LIMITED RESOURCES; NO PRESENT SOURCE OF REVENUES.
At present, we have no business operations and our business activities are limited to seeking potential business opportunities. Our historical financial information contained in this registration statement is of limited value to potential investors in evaluating any investment in our securities. Due to our financial and personnel resources, there is only a limited basis upon which to evaluate our prospects for achieving our intended business objective of a business combination. We have only limited resources and have no operating income, revenues or cash flow from operations. American International Industries, the Registrant's control shareholder, is providing the Company with limited funding, on a as needed basis, necessary for us to continue our corporate existence, pay our audit fees, related administrative expenses and pursue our objective of new business opportunities, as well as funding the costs of becoming a reporting company under the Exchange Act. American International Industries has not agreed in writing to provide any interim financing for any period. In addition, we will not generate any revenues unless and until we enter into a new business or acquire an entity that generates revenues, of which there can be no assurance. There can be no assurance that any business that may be acquired by us will generate any material revenues from operations or operate on a profitable basis.
BROAD DISCRETION OF MANAGEMENT.
The filing of this registration statement on Form 10-SB/12g under the Exchange Act does not involve the offering of any securities. Investors will be entirely dependent on the broad discretion and judgment of management in connection with the selection of a prospective business, whether by acquisition or commencement of a new business operation. There can be no assurance that determinations ultimately made by our management will permit us to achieve our business objectives and plan of operation.
THERE IS NO ACTIVE MARKET FOR OUR COMMON STOCK AND NONE MAY DEVELOP OR BE SUSTAINED
Our common stock is subject to quotation on the pink sheets. There has only been very limited trading activity in our common stock. There can be no assurance that a more active trading market will commence in our securities either before or following any new business transaction. Further, in the event that an active trading market commences, there can be no assurance as to the level of any market price of our shares of common stock, whether any trading market will provide liquidity to investors, or whether any trading market will be sustained.

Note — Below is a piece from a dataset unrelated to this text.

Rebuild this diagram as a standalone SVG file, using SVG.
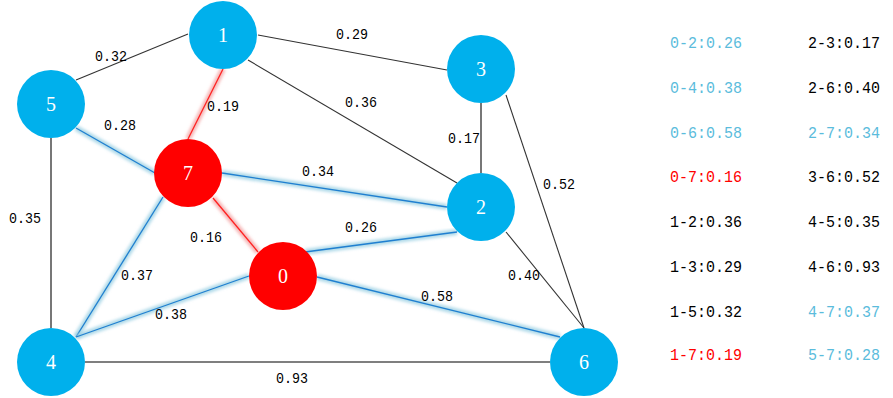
<svg xmlns="http://www.w3.org/2000/svg" width="893" height="398" viewBox="0 0 893 398">
<style>
.e{stroke:#333;stroke-width:1.1;fill:none}
.g{stroke:#555;stroke-width:1.6;fill:none}
.bg{stroke:#8fcbe0;stroke-width:6;stroke-opacity:0.7;fill:none;filter:url(#blur)}
.b{stroke:#1f7fd0;stroke-width:1.3;fill:none}
.rg{stroke:#f08a8a;stroke-width:6;stroke-opacity:0.6;fill:none;filter:url(#blur)}
.r{stroke:#ff2020;stroke-width:1.3;fill:none}
.nb{fill:#00b0ec}
.nr{fill:#ff0000}
.nl{font-family:"Liberation Serif",serif;font-size:20px;fill:#fff;text-anchor:middle;dominant-baseline:central}
.el{font-family:"Liberation Mono","DejaVu Sans Mono",monospace;font-size:15px;fill:#000;text-anchor:middle;dominant-baseline:central}
.lg{font-family:"Liberation Mono","DejaVu Sans Mono",monospace;font-size:17px;dominant-baseline:central}
.lb{fill:#5bbcdc}.lr{fill:#ff0000}.lk{fill:#000}
</style>
<defs>
<filter id="blur" x="-20%" y="-20%" width="140%" height="140%"><feGaussianBlur stdDeviation="1.5"/></filter>
</defs>
<g id="connectors">
<line class="e" x1="188" y1="34" x2="76" y2="80"/>
<line class="e" x1="258" y1="35" x2="447" y2="70"/>
<line class="e" x1="248" y1="60" x2="457" y2="183"/>
<line class="g" x1="51" y1="138" x2="51" y2="328"/>
<line class="g" x1="481" y1="103" x2="481" y2="173"/>
<line class="e" x1="506" y1="95" x2="584" y2="328"/>
<line class="e" x1="506" y1="232" x2="584" y2="328"/>
<line class="g" x1="85" y1="362" x2="550" y2="362"/>
<line class="rg" x1="223" y1="69" x2="188" y2="139"/>
<line class="r" x1="223" y1="69" x2="188" y2="139"/>
<line class="rg" x1="213" y1="198" x2="258" y2="252"/>
<line class="r" x1="213" y1="198" x2="258" y2="252"/>
<line class="bg" x1="76" y1="128" x2="155" y2="173"/>
<line class="b" x1="76" y1="128" x2="155" y2="173"/>
<line class="bg" x1="222" y1="173" x2="447" y2="207"/>
<line class="b" x1="222" y1="173" x2="447" y2="207"/>
<line class="bg" x1="163" y1="197" x2="76" y2="337"/>
<line class="b" x1="163" y1="197" x2="76" y2="337"/>
<line class="bg" x1="249" y1="276" x2="76" y2="337"/>
<line class="b" x1="249" y1="276" x2="76" y2="337"/>
<line class="bg" x1="305" y1="252" x2="457" y2="232"/>
<line class="b" x1="305" y1="252" x2="457" y2="232"/>
<line class="bg" x1="317" y1="277" x2="560" y2="337"/>
<line class="b" x1="317" y1="277" x2="560" y2="337"/>
<text class="el" x="111" y="57" textLength="32" lengthAdjust="spacingAndGlyphs">0.32</text>
<text class="el" x="352" y="35" textLength="32" lengthAdjust="spacingAndGlyphs">0.29</text>
<text class="el" x="223" y="107" textLength="32" lengthAdjust="spacingAndGlyphs">0.19</text>
<text class="el" x="361" y="103" textLength="32" lengthAdjust="spacingAndGlyphs">0.36</text>
<text class="el" x="120" y="126" textLength="32" lengthAdjust="spacingAndGlyphs">0.28</text>
<text class="el" x="464" y="139" textLength="32" lengthAdjust="spacingAndGlyphs">0.17</text>
<text class="el" x="318" y="172" textLength="32" lengthAdjust="spacingAndGlyphs">0.34</text>
<text class="el" x="559" y="185" textLength="32" lengthAdjust="spacingAndGlyphs">0.52</text>
<text class="el" x="25" y="219" textLength="32" lengthAdjust="spacingAndGlyphs">0.35</text>
<text class="el" x="206" y="238" textLength="32" lengthAdjust="spacingAndGlyphs">0.16</text>
<text class="el" x="361" y="228" textLength="32" lengthAdjust="spacingAndGlyphs">0.26</text>
<text class="el" x="137" y="276" textLength="32" lengthAdjust="spacingAndGlyphs">0.37</text>
<text class="el" x="524" y="276" textLength="32" lengthAdjust="spacingAndGlyphs">0.40</text>
<text class="el" x="437" y="297" textLength="32" lengthAdjust="spacingAndGlyphs">0.58</text>
<text class="el" x="171" y="315" textLength="32" lengthAdjust="spacingAndGlyphs">0.38</text>
<text class="el" x="292" y="379" textLength="32" lengthAdjust="spacingAndGlyphs">0.93</text>
</g>
<g id="node-1"><circle class="nb" cx="223" cy="35" r="34"/><text class="nl" x="223" y="35">1</text></g>
<g id="node-3"><circle class="nb" cx="481" cy="69" r="34"/><text class="nl" x="481" y="69">3</text></g>
<g id="node-5"><circle class="nb" cx="51" cy="104" r="34"/><text class="nl" x="51" y="104">5</text></g>
<g id="node-7"><circle class="nr" cx="188" cy="173" r="34"/><text class="nl" x="188" y="173">7</text></g>
<g id="node-2"><circle class="nb" cx="481" cy="207" r="34"/><text class="nl" x="481" y="207">2</text></g>
<g id="node-0"><circle class="nr" cx="283" cy="276" r="34"/><text class="nl" x="283" y="276">0</text></g>
<g id="node-4"><circle class="nb" cx="51" cy="362" r="34"/><text class="nl" x="51" y="362">4</text></g>
<g id="node-6"><circle class="nb" cx="584" cy="362" r="34"/><text class="nl" x="584" y="362">6</text></g>
<g id="legend">
<text class="lg lb" x="670" y="43" textLength="72" lengthAdjust="spacingAndGlyphs">0-2:0.26</text>
<text class="lg lb" x="670" y="88" textLength="72" lengthAdjust="spacingAndGlyphs">0-4:0.38</text>
<text class="lg lb" x="670" y="133" textLength="72" lengthAdjust="spacingAndGlyphs">0-6:0.58</text>
<text class="lg lr" x="670" y="177" textLength="72" lengthAdjust="spacingAndGlyphs">0-7:0.16</text>
<text class="lg lk" x="670" y="222" textLength="72" lengthAdjust="spacingAndGlyphs">1-2:0.36</text>
<text class="lg lk" x="670" y="267" textLength="72" lengthAdjust="spacingAndGlyphs">1-3:0.29</text>
<text class="lg lk" x="670" y="312" textLength="72" lengthAdjust="spacingAndGlyphs">1-5:0.32</text>
<text class="lg lr" x="670" y="355" textLength="72" lengthAdjust="spacingAndGlyphs">1-7:0.19</text>
<text class="lg lk" x="808" y="43" textLength="72" lengthAdjust="spacingAndGlyphs">2-3:0.17</text>
<text class="lg lk" x="808" y="88" textLength="72" lengthAdjust="spacingAndGlyphs">2-6:0.40</text>
<text class="lg lb" x="808" y="133" textLength="72" lengthAdjust="spacingAndGlyphs">2-7:0.34</text>
<text class="lg lk" x="808" y="177" textLength="72" lengthAdjust="spacingAndGlyphs">3-6:0.52</text>
<text class="lg lk" x="808" y="222" textLength="72" lengthAdjust="spacingAndGlyphs">4-5:0.35</text>
<text class="lg lk" x="808" y="267" textLength="72" lengthAdjust="spacingAndGlyphs">4-6:0.93</text>
<text class="lg lb" x="808" y="312" textLength="72" lengthAdjust="spacingAndGlyphs">4-7:0.37</text>
<text class="lg lb" x="808" y="355" textLength="72" lengthAdjust="spacingAndGlyphs">5-7:0.28</text>
</g>
</svg>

ABSENCE OF SUBSTANTIVE DISCLOSURE RELATING TO PROSPECTIVE BUSINESS; UNSPECIFIED INDUSTRY FOR NEW PROSPECTIVE BUSINESS OPPORTUNITIES; UNASCERTAINABLE RISKS
We have not yet identified any prospective business or industry in which we may seek to become involved and therefore there is no basis for shareholders to evaluate any possible merits or risks associated with potential new business opportunities or the particular industry in which we may ultimately operate. To the extent that we effect a business combination with a financially unstable company or an entity that is in its early stage of development or growth, we will become subject to numerous risks inherent in the business and operations of that financially unstable company. In addition, to the extent that we effect a business combination with an entity in an industry characterized by a high degree of risk, we will become subject to unascertainable risks of that industry. An extremely high level of risk frequently characterizes certain industries that experience rapid growth. Although management will endeavor to evaluate the risks inherent in a particular new prospective business or industry, there can be no assurance that we will properly ascertain or assess all such risks or that subsequent events may not alter the risks that we perceive at the time of the consummation of any new business opportunity. There can be no assurance that any prospective business, which we may enter into, will ultimately prove to be more favorable to shareholders than any other investment opportunity available to them.
CONFLICTS OF INTEREST
Our officers and directors are not required to commit their full time to our affairs. Therefore, there may be a conflict of interest in allocating management time among their various business activities. However, our officers and directors will devote such time as they deem reasonably necessary, in their sole discretion, to conduct our business and affairs, including the evaluation of potential new business opportunities and the negotiation and consummation of a business combination. As a result, the amount of time devoted to our business and affairs may vary significantly, depending upon, among other things, whether we have identified a new prospective business opportunity or are engaged in active negotiations. Due to our management's multiple business affiliations, management may have legal obligations to present certain business opportunities to multiple entities including the Company. There can be no assurance that any conflicts will be resolved in our favor.
COMPETITION
We expect to encounter intense competition from other entities seeking to pursue new business opportunities or business combinations. Many of these entities are well established and have extensive experience identifying new prospective business opportunities or in effecting business combinations and possess far greater financial, technical, human and other resources than does the Company. Based upon our limited financial resources, we lack the resources compared to many of our potential competitors. There can be no assurance that we will have the ability to compete successfully in our business plan.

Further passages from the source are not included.